Zamudio mismo cayó poco después y también casi todos los jefes españoles, empeñados en defender la retaguardia de su infantería que se retiraba sin perder la formación, aunque sí la vida. Hubo, según Guicciardini, trece mil muertos en total, lo que hace un rendimiento de veintisete muertos por minuto, marca desconocida hasta entonces en la decana de las ciencias humanas, la que indaga cómo matar a la mayor cantidad de gente posible.
Francia no sacó ningún provecho, perdió a sus mejores hombres, y la batalla fue el inicio del declive de su poderío militar en Italia. Además, había combatido a favor del concilio de Pisa, montado y dirigido por Bernardino López de Carvajal, extremeño revolvedor que se había propuesto ser el “Papa Bernardino”. La victoria fue así para el ejército favorable al concilio pisano, lo que llevó la consternación a Roma, donde se temía la llegada y saqueo de los bárbaros. Entretanto, Bernardino declaró a Julio II contumaz y causante del cisma, y le ordenó que compareciera ante él. Por fin, el concilio aprobó un largo y audaz decreto, en el excelente latín de Bernardino, donde se suspendía al papa de Roma y se le retiraba toda la administración espiritual y temporal de la Iglesia, que recaía, como es natural, en el el concilio verdadero y su presidente.

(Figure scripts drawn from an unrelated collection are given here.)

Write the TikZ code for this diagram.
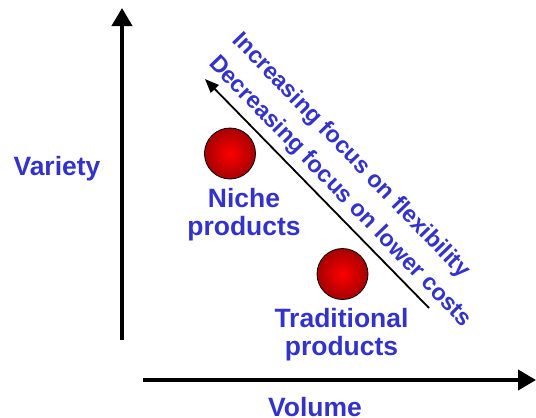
\documentclass[tikz,border=0pt]{standalone}
\usepackage{fontspec}
\setmainfont{Liberation Sans}
\usetikzlibrary{arrows.meta}
\definecolor{azul}{RGB}{51,51,204}
\tikzset{
  etiqueta/.style={text=azul, font=\fontsize{26.5}{28}\selectfont\bfseries, align=center, inner sep=0pt},
  eje/.style={line width=4pt, -{Triangle[length=18pt,width=20pt]}},
  bola/.style={circle, minimum size=51pt, inner sep=0pt, draw=black, line width=0.8pt, inner color=red, outer color=red!65!black},
}
\begin{document}
\begin{tikzpicture}[x=1pt,y=-1pt]
	\useasboundingbox (0,0) rectangle (536,418);
	\coordinate (o1) at (122,340); %pie del eje vertical
	\coordinate (v) at (122,8);
	\coordinate (o2) at (143,380); %inicio del eje horizontal
	\coordinate (h) at (536,380);
	\draw[eje] (o1) -- (v); %eje de variedad
	\draw[eje] (o2) -- (h); %eje de volumen
	\node[etiqueta, anchor=base] (variety) at (57,175.5) {Variety};
	\node[etiqueta, anchor=base] (volume) at (315,416.5) {Volume};
	\node[bola] (nicho) at (230,153.5) {}; %productos nicho
	\node[bola] (trad) at (342.5,274) {}; %productos tradicionales
	\node[etiqueta] (niche) at (244,215) {Niche\\products};
	\node[etiqueta] (traditional) at (341.5,334.5) {Traditional\\products};
	\coordinate (a) at (429,308); %flecha diagonal
	\coordinate (b) at (205,79);
	\draw[line width=1.8pt, -{Triangle[length=14pt,width=11pt]}] (a) -- (b);
	\node[text=azul, font=\fontsize{23.5}{33}\selectfont\bfseries, align=left, inner sep=0pt, rotate=-46, anchor=north west] (enfoque) at (244,29) {Increasing focus on flexibility\\Decreasing focus on lower costs};
\end{tikzpicture}
\end{document}
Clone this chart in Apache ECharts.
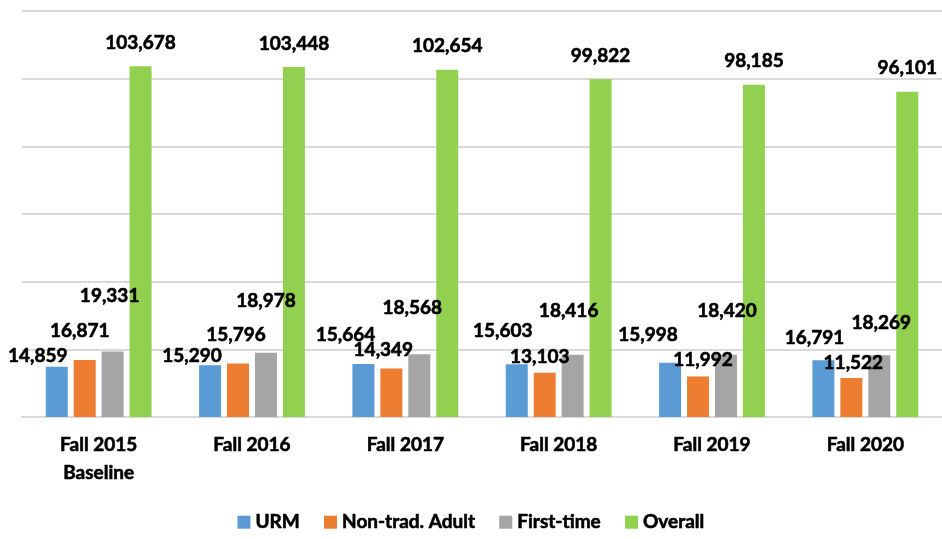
<!DOCTYPE html>
<html>
<head>
<meta charset="utf-8">
<script src="https://cdn.jsdelivr.net/npm/echarts@6/dist/echarts.min.js"></script>
<style>
  html, body { margin: 0; padding: 0; background: #fff; }
  #chart { width: 942px; height: 539px; }
</style>
</head>
<body>
<div id="chart"></div>
<script>
// categories and values
const categories = ['Fall 2015\nBaseline', 'Fall 2016', 'Fall 2017', 'Fall 2018', 'Fall 2019', 'Fall 2020'];
const urm = [14859, 15290, 15664, 15603, 15998, 16791];
const nonTradAdult = [16871, 15796, 14349, 13103, 11992, 11522];
const firstTime = [19331, 18978, 18568, 18416, 18420, 18269];
const overall = [103678, 103448, 102654, 99822, 98185, 96101];

// the labels were dragged around by hand in the original, so nudge them per bar
const urmNudge = [[-19, -1], [-18, 0], [-18, -20], [-14, -24], [-22, -18], [-9, -13]];
const adultNudge = [[-5, -20], [-2, -19], [-8, -9], [-5, -6], [5, -7], [2, -6]];
const firstNudge = [[-3, -46], [0, -42], [-7, -37], [-4, -34], [1, -34], [2, -23]];

const FONT = 'Lato';
// Lato bold is a bit lighter than the original font, thicken it slightly
const heavy = { textBorderColor: '#000', textBorderWidth: 0.6 };

function withNudge(values, nudges) {
  return values.map((v, i) => ({
    value: v,
    label: { offset: nudges ? nudges[i] : [0, -14] }
  }));
}

function makeSeries(name, values, color, nudges) {
  return {
    name: name,
    type: 'bar',
    barWidth: 22,
    barGap: '27%',
    itemStyle: { color: color },
    label: Object.assign({
      show: true,
      position: 'top',
      distance: 0,
      color: '#000',
      fontFamily: FONT,
      fontWeight: 'bold',
      fontSize: 19,
      formatter: p => p.value.toLocaleString('en-US')
    }, heavy),
    data: withNudge(values, nudges)
  };
}

const chart = echarts.init(document.getElementById('chart'));

const option = {
  animation: false,
  backgroundColor: '#fff',
  grid: { left: 22, top: 11, width: 924, height: 406 },
  legend: {
    bottom: 2,
    left: 'center',
    itemWidth: 13,
    itemHeight: 13,
    itemGap: 24,
    icon: 'rect',
    textStyle: Object.assign({ fontFamily: FONT, fontWeight: 'bold', fontSize: 19, color: '#000' }, heavy),
    data: ['URM', 'Non-trad. Adult', 'First-time', 'Overall']
  },
  xAxis: {
    type: 'category',
    data: categories,
    axisLine: { lineStyle: { color: '#d9d9d9', width: 2 } },
    axisTick: { show: false },
    axisLabel: Object.assign({
      margin: 14,
      color: '#000',
      fontFamily: FONT,
      fontWeight: 'bold',
      fontSize: 19,
      lineHeight: 28
    }, heavy)
  },
  yAxis: {
    type: 'value',
    min: 0,
    max: 120000,
    interval: 20000,
    axisLabel: { show: false },
    axisLine: { show: false },
    axisTick: { show: false },
    splitLine: { lineStyle: { color: '#d9d9d9', width: 2 } }
  },
  series: [
    makeSeries('URM', urm, '#5B9BD5', urmNudge),
    makeSeries('Non-trad. Adult', nonTradAdult, '#ED7D31', adultNudge),
    makeSeries('First-time', firstTime, '#A5A5A5', firstNudge),
    makeSeries('Overall', overall, '#92D050', null)
  ]
};

chart.setOption(option);
</script>
</body>
</html>
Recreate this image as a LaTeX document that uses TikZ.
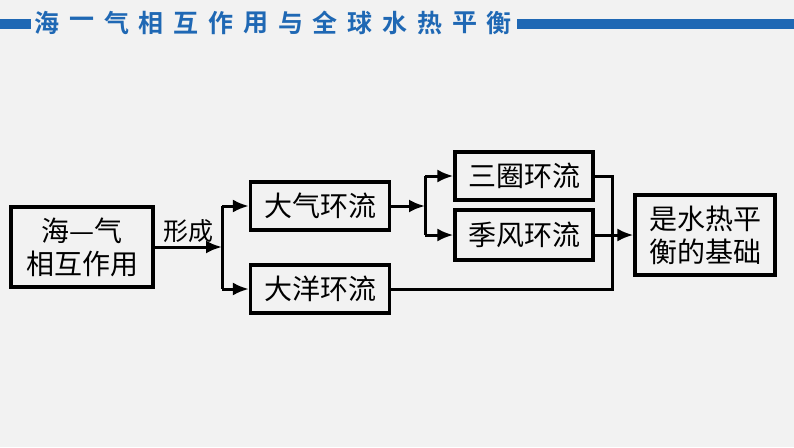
\documentclass[tikz,border=0pt]{standalone}
\usepackage{fontspec}
\newfontfamily\cjk{Noto Sans CJK SC}
\newfontfamily\cjkb{Noto Sans CJK SC Bold}
\usetikzlibrary{arrows.meta}
\definecolor{hblue}{HTML}{1F68B4}
\definecolor{bg}{HTML}{F2F2F2}
\begin{document}
\begin{tikzpicture}[x=1pt,y=-1pt,
  box/.style={draw,line width=3.2pt,minimum height=48pt,inner sep=2pt,font=\cjk\fontsize{28}{30}\selectfont},
  conn/.style={line width=3pt},
  arr/.style={conn,-{Latex[length=16pt,width=13pt]}}]
\fill[bg] (0,0) rectangle (794,447);
\useasboundingbox (0,0) rectangle (794,447);
% header
\fill[hblue] (0,19) rectangle (31,29);
\fill[hblue] (517,19) rectangle (794,29);
\foreach \c [count=\i from 0] in {海,一,气,相,互,作,用,与,全,球,水,热,平,衡}
  \node[text=hblue,font=\cjkb\fontsize{25}{25}\selectfont,inner sep=0] (h\i) at (47+34.8*\i,23) {\c};
% boxes
\node[box,minimum width=142pt,minimum height=80pt,align=center,font=\cjk\fontsize{28}{33}\selectfont] (a) at (82,247) {海—气\\相互作用};
\node[box,minimum width=139pt] (b) at (320,206) {大气环流};
\node[box,minimum width=139pt] (c) at (320,289) {大洋环流};
\node[box,minimum width=138pt] (d) at (524,176) {三圈环流};
\node[box,minimum width=138pt,minimum height=50pt] (e) at (524,235) {季风环流};
\node[box,minimum width=140pt,minimum height=80pt,align=center,font=\cjk\fontsize{28}{33}\selectfont] (f) at (705,235) {是水热平\\衡的基础};
\coordinate (s1) at (222,247);
\coordinate (s2) at (425,206);
\coordinate (s3) at (612,235);
\draw[arr] (a.east) -- (s1) node[midway,above=2pt,font=\cjk\fontsize{25}{25}\selectfont,inner sep=1pt] (lbl) {形成};
\draw[conn] (s1 |- b) -- (s1 |- c);
\draw[arr] (s1 |- b) -- (b.west);
\draw[arr] (s1 |- c) -- (c.west);
\draw[arr] (b.east) -- (s2);
\draw[conn] (s2 |- d) -- (s2 |- e);
\draw[arr] (s2 |- d) -- (d.west);
\draw[arr] (s2 |- e) -- (e.west);
\draw[conn] (d.east) -- (s3 |- d) -- (s3 |- c) -- (c.east);
\draw[conn] (e.east) -- (s3);
\draw[arr] (s3) -- (f.west);
\end{tikzpicture}
\end{document}
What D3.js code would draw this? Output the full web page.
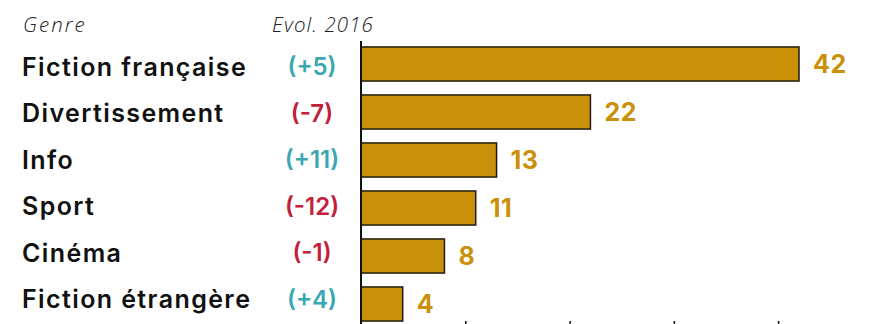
<!DOCTYPE html>
<html>
<head>
<meta charset="utf-8">
<script src="https://cdn.jsdelivr.net/npm/d3@7"></script>
<style>
  html, body { margin: 0; padding: 0; background: #fff; }
  svg { display: block; }
</style>
</head>
<body>
<svg id="chart" width="880" height="324"></svg>
<script>
// Genres, their share and their evolution since 2016
const genres = ["Fiction française", "Divertissement", "Info", "Sport", "Cinéma", "Fiction étrangère"];
const values = [42, 22, 13, 11, 8, 4];
const evolutions = ["(+5)", "(-7)", "(+11)", "(-12)", "(-1)", "(+4)"];
const axisTicks = [10, 20, 30, 40];
const headers = { genre: "Genre", evol: "Evol. 2016" };

const BAR = "#c9900a";
const UP = "#3aa8b2";
const DOWN = "#c2203b";
const FONT = "Inter, 'Open Sans', sans-serif";
const HEAD_FONT = "'Open Sans', sans-serif";

const svg = d3.select("#chart");
const x0 = 361;

const x = d3.scaleLinear().domain([0, 42]).range([x0, 799]);
const y = d3.scaleBand().domain(genres).range([40, 328]).paddingInner(0.29).paddingOuter(0.145);
const yLabel = d3.scalePoint().domain(genres).range([66.5, 299]);

// headers
svg.append("text").attr("x", 23).attr("y", 32)
  .attr("font-family", HEAD_FONT).attr("font-style", "italic").attr("font-weight", 300)
  .attr("font-size", 20.5).attr("letter-spacing", 2).attr("fill", "#222").text(headers.genre);
svg.append("text").attr("x", 374).attr("y", 32).attr("text-anchor", "end")
  .attr("font-family", HEAD_FONT).attr("font-style", "italic").attr("font-weight", 300)
  .attr("font-size", 20.5).attr("letter-spacing", 1.1).attr("fill", "#222").text(headers.evol);

// bars
svg.append("g").selectAll("rect").data(genres).join("rect")
  .attr("x", x(0))
  .attr("y", d => y(d))
  .attr("width", (d, i) => x(values[i]) - x(0))
  .attr("height", y.bandwidth())
  .attr("fill", BAR)
  .attr("stroke", "#1f1a10")
  .attr("stroke-width", 1.5);

// value labels
svg.append("g").selectAll("text").data(genres).join("text")
  .attr("x", (d, i) => x(values[i]) + 14)
  .attr("y", d => y(d) + y.bandwidth() / 2)
  .attr("dy", "0.36em")
  .attr("font-family", FONT).attr("font-weight", 700).attr("font-size", 25)
  .attr("letter-spacing", 0.5)
  .attr("fill", BAR)
  .text((d, i) => values[i]);

// category labels
svg.append("g").selectAll("text").data(genres).join("text")
  .attr("x", 22)
  .attr("y", d => yLabel(d))
  .attr("dy", "0.36em")
  .attr("font-family", FONT).attr("font-weight", 600).attr("font-size", 25)
  .attr("letter-spacing", 1.4)
  .attr("fill", "#111")
  .text(d => d);

// evolution labels
svg.append("g").selectAll("text").data(genres).join("text")
  .attr("x", 312)
  .attr("y", d => yLabel(d))
  .attr("dy", "0.36em")
  .attr("text-anchor", "middle")
  .attr("font-family", FONT).attr("font-weight", 600).attr("font-size", 24)
  .attr("fill", (d, i) => evolutions[i].startsWith("(+") ? UP : DOWN)
  .text((d, i) => evolutions[i]);

// bottom ticks
const xAxis = svg.append("g").attr("transform", "translate(0,321)")
  .call(d3.axisBottom(x).tickValues(axisTicks).tickSize(6).tickFormat(""));
xAxis.select(".domain").remove();
xAxis.selectAll(".tick line").attr("stroke", "#111").attr("stroke-width", 1.5);

// vertical baseline
svg.append("line").attr("x1", x0).attr("x2", x0).attr("y1", 41).attr("y2", 324)
  .attr("stroke", "#111").attr("stroke-width", 2);
</script>
</body>
</html>
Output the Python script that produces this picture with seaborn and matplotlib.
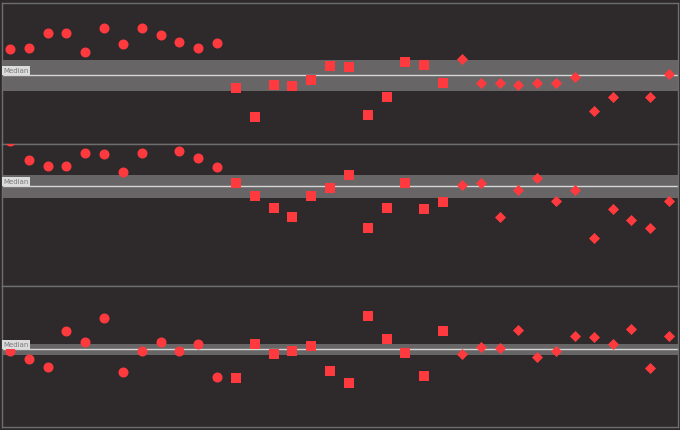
import numpy as np
import pandas as pd
import matplotlib
matplotlib.use("Agg")
import matplotlib.pyplot as plt
import seaborn as sns

# ---- data (deviation from median) ----
nan = np.nan
groups = ["A"] * 12 + ["B"] * 12 + ["C"] * 12

panel1_values = [26, 27, 42, 42, 23, 47, 31, 47, 40, 33, 27, 32,
                 -13, -42, -10, -11, -5, 9, 8, -40, -22, 13, 10, -8,
                 16, -8, -8, -10, -8, -8, -2, -36, -22, nan, -22, 1]
panel2_values = [45, 26, 20, 20, 33, 32, 14, 33, nan, 35, 28, 19,
                 3, -10, -22, -31, -10, -2, 11, -42, -22, 3, -23, -16,
                 1, 3, -31, -4, 8, -15, -4, -52, -23, -34, -42, -15]
panel3_values = [-2, -10, -18, 18, 7, 31, -23, -2, 7, -2, 5, -28,
                 -29, 5, -5, -2, 3, -22, -34, 33, 10, -4, -27, 18,
                 -5, 2, 1, 19, -8, -2, 13, 12, 5, 20, -19, 13]

panel_values = [panel1_values, panel2_values, panel3_values]
band_low = [-16, -12, -6]
band_high = [15, 11, 5]
median_values = [0, 0, 0]
y_limits = [(-69, 72), (-100, 42), (-78, 63)]
median_label = "Median"

# ---- style ----
bg = "#2e2a2b"
red = "#ff3a3e"
sns.set_style("dark", rc={"axes.facecolor": bg, "figure.facecolor": bg})
plt.rcParams["font.family"] = ["DejaVu Sans"]

fig = plt.figure(figsize=(6.8, 4.31), dpi=100)
W, H = 680.0, 431.0
panel_px = [(4, 145), (145, 287), (287, 428)]
marker_map = {"A": ("o", 52), "B": ("s", 46), "C": ("D", 32)}

for k in range(3):
    top, bot = panel_px[k]
    ax = fig.add_axes([2 / W, 1 - bot / H, 676 / W, (bot - top) / H])
    ax.set_facecolor(bg)
    df = pd.DataFrame({"x": np.arange(36), "y": panel_values[k], "g": groups})
    ax.axhspan(band_low[k], band_high[k], color="#676565", zorder=1, lw=0)
    ax.axhline(median_values[k], color="#d6d6d6", lw=1.0, zorder=2)
    for g, (m, s) in marker_map.items():
        sub = df[df["g"] == g]
        sns.scatterplot(data=sub, x="x", y="y", marker=m, s=s, color=red,
                        linewidth=0, ax=ax, zorder=3, legend=False)
    ax.set_xlim(-0.425, 35.475)
    ax.set_ylim(*y_limits[k])
    ax.set_xticks([])
    ax.set_yticks([])
    ax.set_xlabel("")
    ax.set_ylabel("")
    for sp in ax.spines.values():
        sp.set_visible(True)
        sp.set_color("#6e6e6e")
        sp.set_linewidth(1.0)
    ax.text(0.002, median_values[k] + 1.5, median_label,
            transform=ax.get_yaxis_transform(), fontsize=5, color="#7a7a7a",
            ha="left", va="bottom", zorder=4,
            bbox=dict(boxstyle="square,pad=0.15", fc="#dcdcdc", ec="none"))

fig.savefig("out.png", dpi=100, facecolor=bg)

Pero en cuanto pasó la guerra, si se exceptúan los trece mil muertos, que no cambiaron de parecer, todos se situaron en el bando adecuado y se portaron como si jamás hubiera estado en otro. Y Francia, que había suministrado tan ingeniosos poetas como Gringoire, Bouchet y Lemaire, para burlarse, desde París y en rima, de Julio II, mandó ahora eximios teólogos a Roma, por orden de Luis XII, que renegaba del diabólico conciliábulo de Pisa y del intrigante Bernardino. El papa Julio II devolvió a Luis XII el titulo de Cristianísimo y repuso la eficaz virtud de los sacramentos en su reino. También Maximiliano envió a su obispo Lang para hacer saber que repudiaba el cisma pisano. De modo que sólo el papa Bernardino, depuesto, excomulgado y exiliado en Lyon, figuró como adicto a la facción equivocada.